The latest from Tullow shows that the company is unable to fully access the more than 80 per cent of Kenya’s estimated 2.85 billion barrels oil reservoir. Reports by The East African, a regional daily, shows that Tullow is limited in extraction technology which means that most of the oil reserves remain inaccessible for commercial exploitation.
In its latest update on its exploration programme in Kenya’s Turkana County, the British oil firm revealed that new audits of the Turkana oil fields reveal a larger reservoir which in Oil and Gas jargon is commonly referred to as Oil Initially In Place (OIIP).
The 2.85 billion barrels oil reservoir is in comparison to previous estimates of 1.77 billion barrels. An audit by Gaffney Cline Associates (GCA), a British petroleum consulting firm shows that commercially extractable volume has climbed to 585 million barrels from the previous estimate of 433 million barrels.
For perspective, the OIIP represents the total amount of crude estimated in a reservoir. The reservoir estimate could be higher than the oil that can be extracted for commercial use.
Uganda’s crude oil extraction
Uganda has made impressive strides towards extracting its oil despite many challenges that have faced the endeavour.
The landlocked East African country has plans to start pumping crude in 2024. With this, it is highly likely that French energy giant, Total will proceed with the US$5.1 billion Ugandan oil project.
Total is the largest investor in the region since 2012 meaning there is room for more investors in the sector.
Uganda is becoming a formidable oil and gas competitor with its sizeable reserves and an enabling regulation. The country’s proactive national oil company prioritizes local participation, inclusivity, and capacity building.
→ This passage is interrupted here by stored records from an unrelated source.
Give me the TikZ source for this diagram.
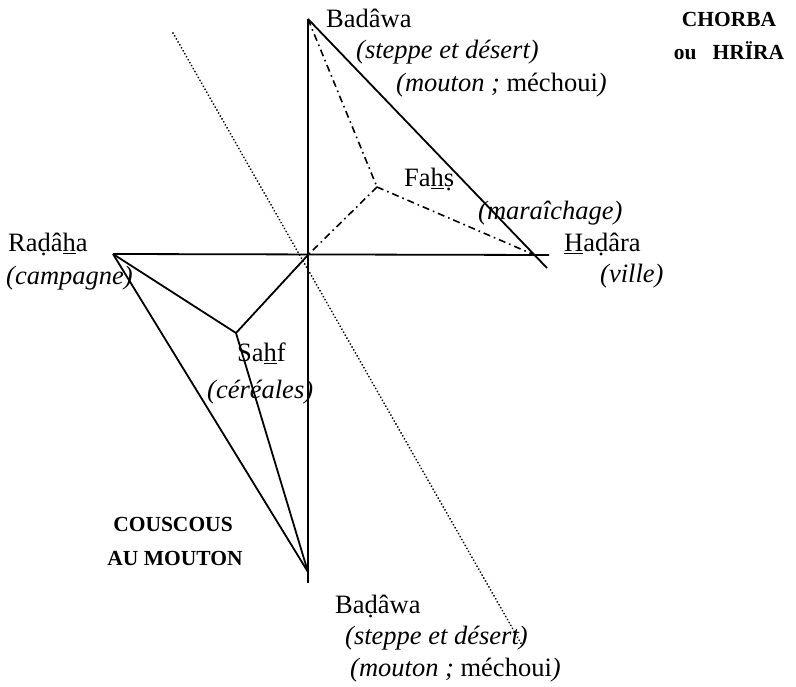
\documentclass[tikz,border=0pt]{standalone}
\usepackage{fontspec}
\setmainfont{Liberation Serif}
\begin{document}
\begin{tikzpicture}[x=1pt,y=-1pt,
  lbl/.style={anchor=base west,inner sep=0pt,font=\fontsize{26.5}{30}\selectfont},
  blbl/.style={anchor=base,inner sep=0pt,font=\fontsize{21.5}{24}\selectfont\bfseries},
  solidline/.style={line width=1.8pt},
  dashdotline/.style={line width=1.6pt,dash pattern=on 7pt off 4pt on 1.6pt off 4pt},
  dotline/.style={line width=2pt,dash pattern=on 0.01pt off 3.4pt,line cap=round}]
\useasboundingbox (0,0) rectangle (796,687);
% points
\coordinate (T) at (308,19);
\coordinate (B) at (308,583);
\coordinate (Bv) at (308,572);
\coordinate (O) at (308,255);
\coordinate (L) at (113,254);
\coordinate (R) at (549,255);
\coordinate (D) at (547,268);
\coordinate (F) at (377,187);
\coordinate (S) at (236,333);
\coordinate (P1) at (173,33);
\coordinate (P2) at (522,645);
\coordinate (X) at (intersection of T--D and L--R);
% solid lines
\draw[solidline] (T) -- (B);
\draw[solidline] (L) -- (R);
\draw[solidline] (T) -- (D);
\draw[solidline] (L) -- (Bv);
\draw[solidline] (L) -- (S);
\draw[solidline] (S) -- (O);
\draw[solidline] (S) -- (Bv);
% dash-dot
\draw[dashdotline] (T) -- (F);
\draw[dashdotline] (F) -- (O);
\draw[dashdotline] (F) -- (X);
% dotted
\draw[dotline] (P1) -- (P2);
% labels
\node[lbl] (badT) at (326,28) {Badâwa};
\node[lbl] (badT2) at (356,59) {\itshape (steppe et désert)};
\node[lbl] (badT3) at (396,92) {\itshape (mouton ; \upshape méchoui\itshape )};
\node[blbl] (chorba1) at (729,27) {CHORBA};
\node[blbl] (chorba2) at (729,60) {ou\ \ \ HRÏRA};
\node[lbl] (fahs) at (404,187) {Fa\underline{h}\d{s}};
\node[lbl] (fahs2) at (478,220) {\itshape (maraîchage)};
\node[lbl] (had) at (564,252) {\underline{H}a\d{d}âra};
\node[lbl] (had2) at (600,283) {\itshape (ville)};
\node[lbl] (rad) at (8,252) {Ra\d{d}â\underline{h}a};
\node[lbl] (rad2) at (6,285) {\itshape (campagne)};
\node[lbl] (sahf) at (237,362) {Sa\underline{h}f};
\node[lbl] (sahf2) at (207,398) {\itshape (céréales)};
\node[blbl] (cous1) at (173,531) {COUSCOUS};
\node[blbl] (cous2) at (175,565) {AU MOUTON};
\node[lbl] (badB) at (335,613) {Ba\d{d}âwa};
\node[lbl] (badB2) at (345,644) {\itshape (steppe et désert)};
\node[lbl] (badB3) at (350,676) {\itshape (mouton ; \upshape méchoui\itshape )};
\end{tikzpicture}
\end{document}
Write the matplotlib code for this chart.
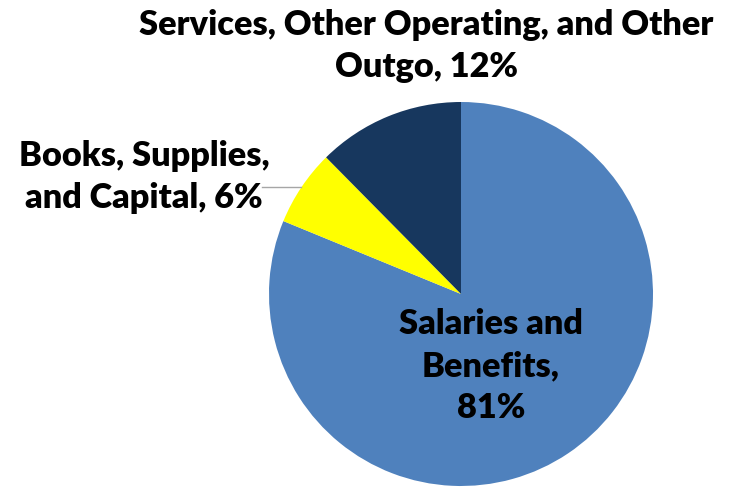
import matplotlib
matplotlib.use('Agg')
import matplotlib.pyplot as plt

# data
labels = ['Salaries and\nBenefits,\n81%',
          'Books, Supplies,\nand Capital, 6%',
          'Services, Other Operating, and Other\nOutgo, 12%']
values = [81.2, 6.4, 12.4]
colors = ['#4F81BD', '#FFFF00', '#17375E']

plt.rcParams['font.family'] = ['Lato', 'DejaVu Sans']

W, H = 732, 489
cx, cy, r = 461, 295, 192

fig = plt.figure(figsize=(W / 100, H / 100), dpi=100)
ax = fig.add_axes([0, 0, 1, 1])
ax.pie(values, colors=colors, startangle=90, counterclock=False,
       radius=1, center=(0, 0), wedgeprops=dict(linewidth=0))
ax.set_xlim(-cx / r, (W - cx) / r)
ax.set_ylim(-(H - cy) / r, cy / r)
ax.set_aspect('equal')
ax.axis('off')


def px(x, y):
    return (x - cx) / r, (cy - y) / r


fs = 24.7
kw = dict(fontsize=fs, fontweight='heavy', ha='center', va='baseline',
          linespacing=1.39, color='black')
# positions are last-line baselines
ax.text(*px(491, 418), labels[0], **kw)
ax.text(*px(144, 208), labels[1], **kw)
ax.text(*px(426, 77), labels[2], **kw)

# leader line for the small slice
x0, y0 = px(262, 188)
x1, y1 = px(301, 188)
ax.plot([x0, x1], [y0, y1], color='#A6A6A6', lw=1)

fig.savefig('out.png', dpi=100)
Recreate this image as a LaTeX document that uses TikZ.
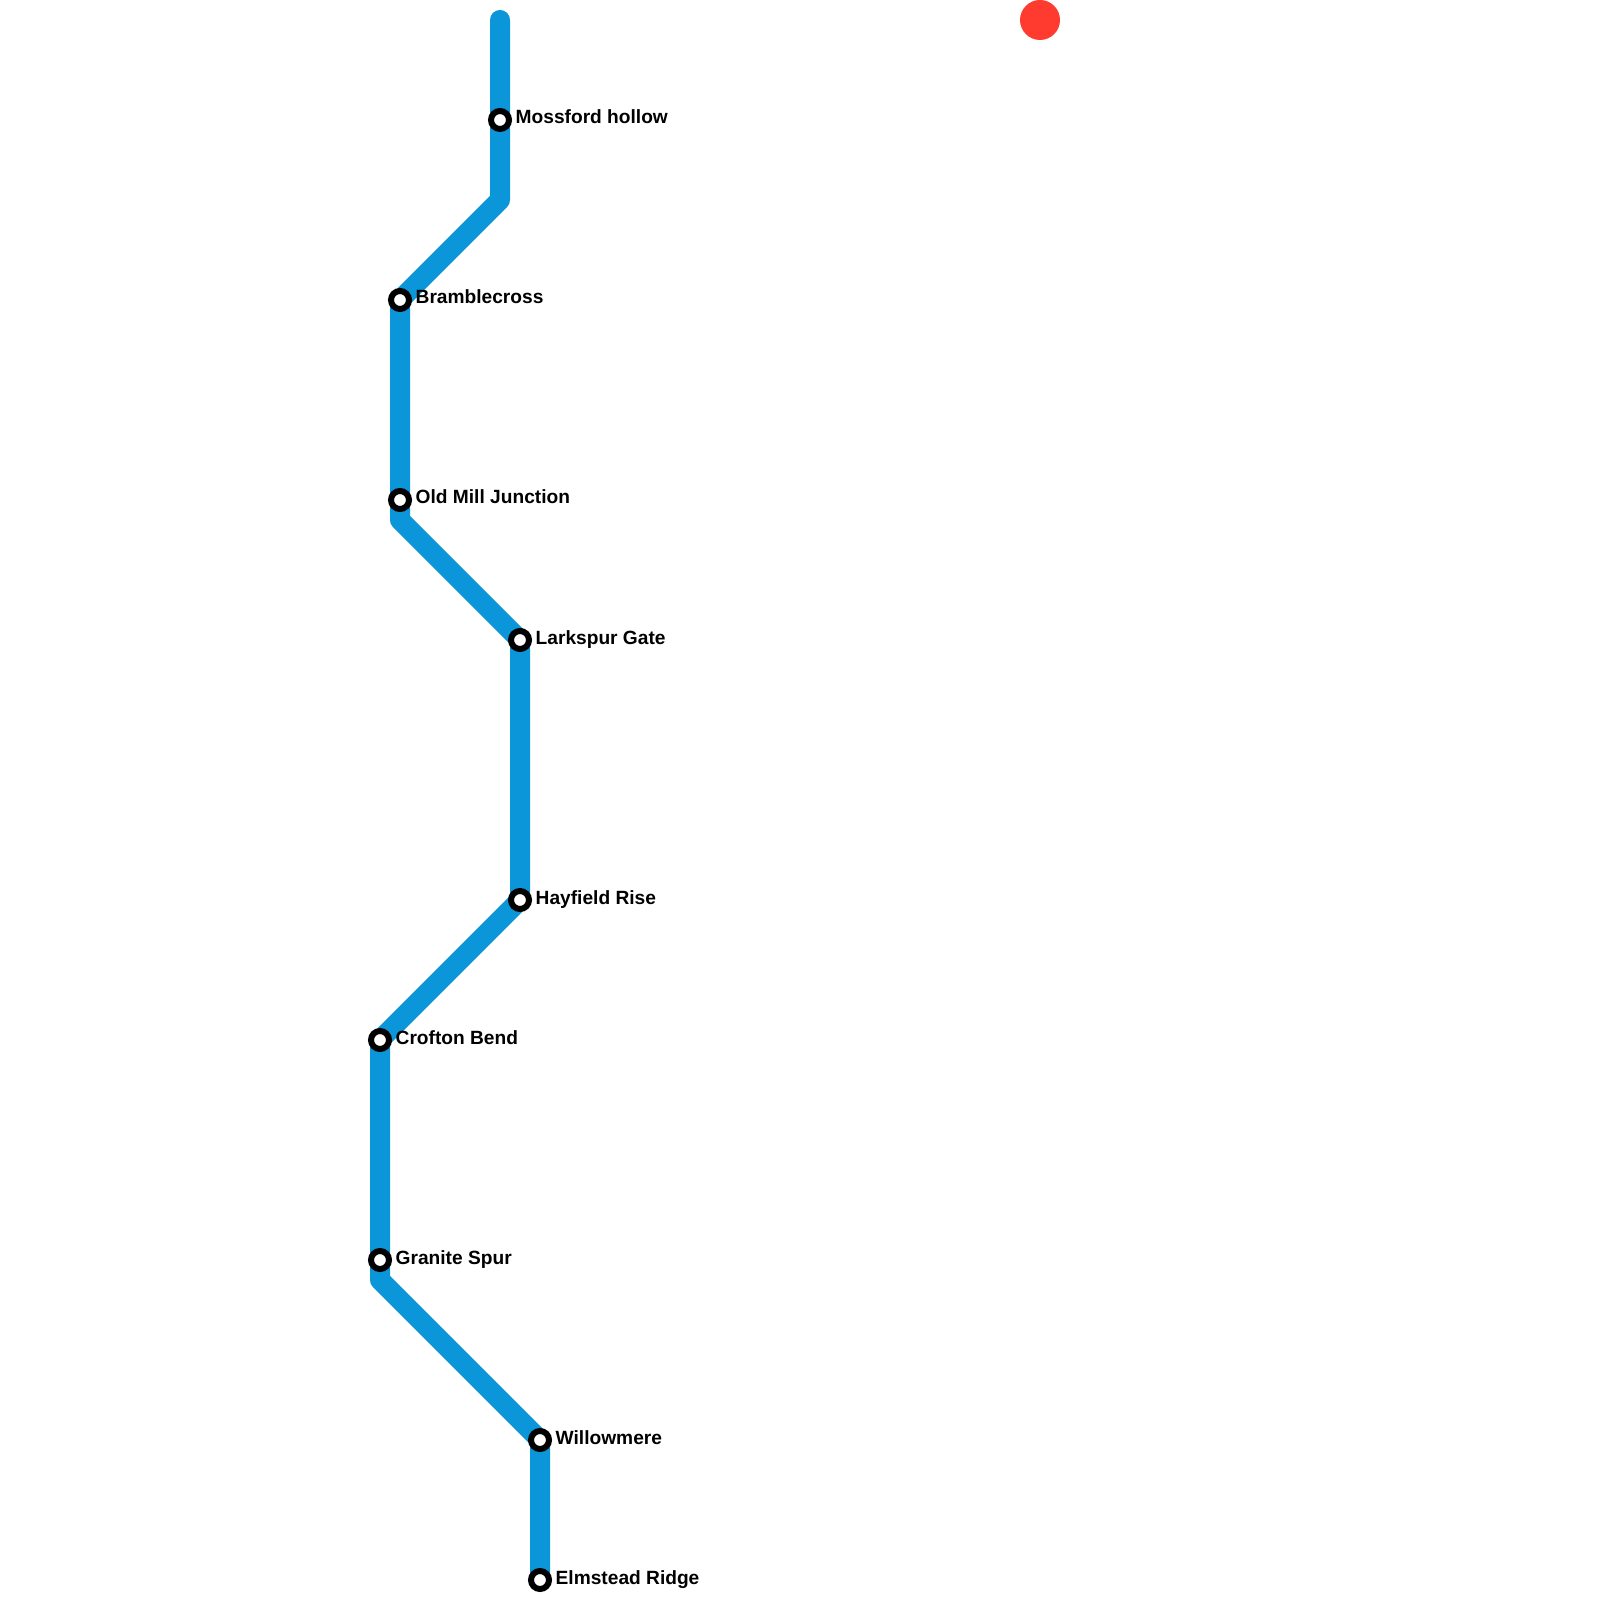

The country has 6.5 billion barrels of proven crude oil reserves and 0.5 trillion cubic feet of natural gas and has accelerated hydrocarbon exploration, large-scale project developments, and regional synergies, driving widespread socio-economic growth in the process, according to the African Energy Chamber (AEC).
Uganda has Tullow Oil, Heritage Oil Plc, Total and China’s CNOOC as some of the world’s leading International Oil Companies (IOC).
The Dubai Factor
The two East African economies have enormous potential in what they hold as crude oil reserves. By turning to countries like Dubai which has managed to build an entire futuristic economy from the proceeds of oil could be advantageous to them.
Just three decades ago, Dubai was a little more than a desert with patchworks of settlements and limited infrastructure. However, the country was timely in exploiting the opportunities offered by the oil boom in the United Arab Emirates (UAE). This strategy produced unprecedented wealth for the small Gulf nation.
As mentioned, oil is a limited resource and with this in mind, Dubai’s ruler Sheikh Maktoum bin Rashid Al Maktoum and his successor, Mohammed bin Rashid Al Maktoum, put into effect a plan that is turning the city into the world’s top tourist destination.
Dubai is hosting the World Expo this October and this is one of the opportunities it has in seeking investment opportunities in Africa. Generally, the UAE is seeking to deepen its trade ties with Africa.
It is also strategizing to reposition itself as a global hub for business and finance and as the Middle East’s business and financial capital for more than a decade the country has to rework economic partnerships.
In early September, Dubai announced this step where it looks to working with eight countries that have a high potential for growth.
Kenya and Ethiopia are the only two African countries mentioned alongside South Korea, Indonesia, Turkey, Israel, India and Britain.
Cumulatively, these countries make up 10 per cent of the world’s GDP and host a quarter of the world’s population.
With this kind of resume, Kenya is in a strategic position to ensure that its oil sector becomes profitable by tapping the skills and knowledge that the Emirate can offer.
For Uganda, the milestones are a good indicator that it could become an oil exporter by 2025 and Kenya has a lot to learn from its western neighbour.